Will Morton wrote...

In addition, the whole of Indochina was (and is) a clusterfuck of rivalries and feuds going back centuries. The (relatively) sudden appearance of a bunch of new regimes, all with revolutionary mindsets through which to apply their old vendettas, probably made the bloodshed inevitable - although US intervention undoubtedly made it worse.

Basically the way I see it. I've felt for a long time that the US (even while pursuing it's questionable goals) should have jumped all over the chance to buddy-up with China after the Sino-Soviet split, and knowing Mao's practicality I'd bet he could have been pursuaded (hell, not long after it was Mao and Zhou who initated contact with the US). Relations with Vietnam and Cambodia could have proceeded very differently in that environment. Would the cultural revolution still have happened? Probably. Would the Khmers have gotten into power...possibly but I actually doubt it.

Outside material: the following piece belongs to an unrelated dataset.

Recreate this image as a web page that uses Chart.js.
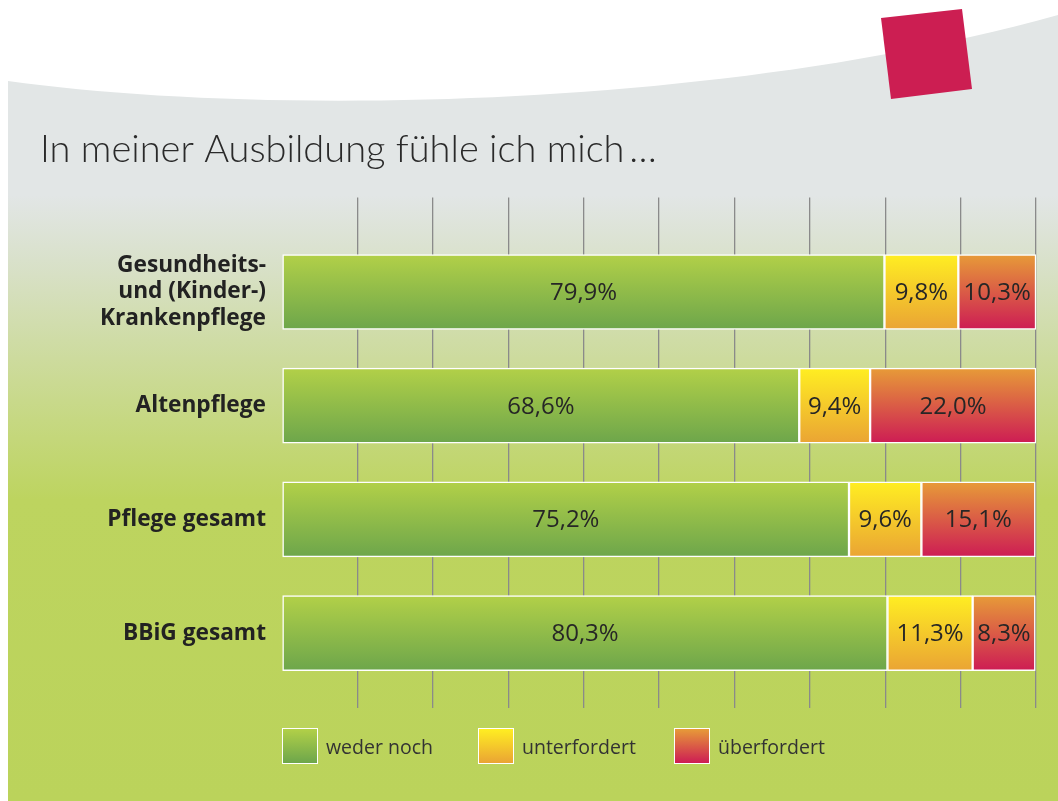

But of course, we were still in the middle of McCarthy-ism, so way too ideologically blind to see the obvious. As a result we continued to mindlessly pursue ideology rather than practicality and so ended really making things worse in SE Asia, in a place where Marxism was really a useful but temporary veneer over local politics (again we were too blind to see that Marxism was a western transplant that wasn't going to do too well in Asia). And we're doing it again...(eg, we had some chances with Iran recently that we passed up...that was really stupid, and the Iranians seem to know it).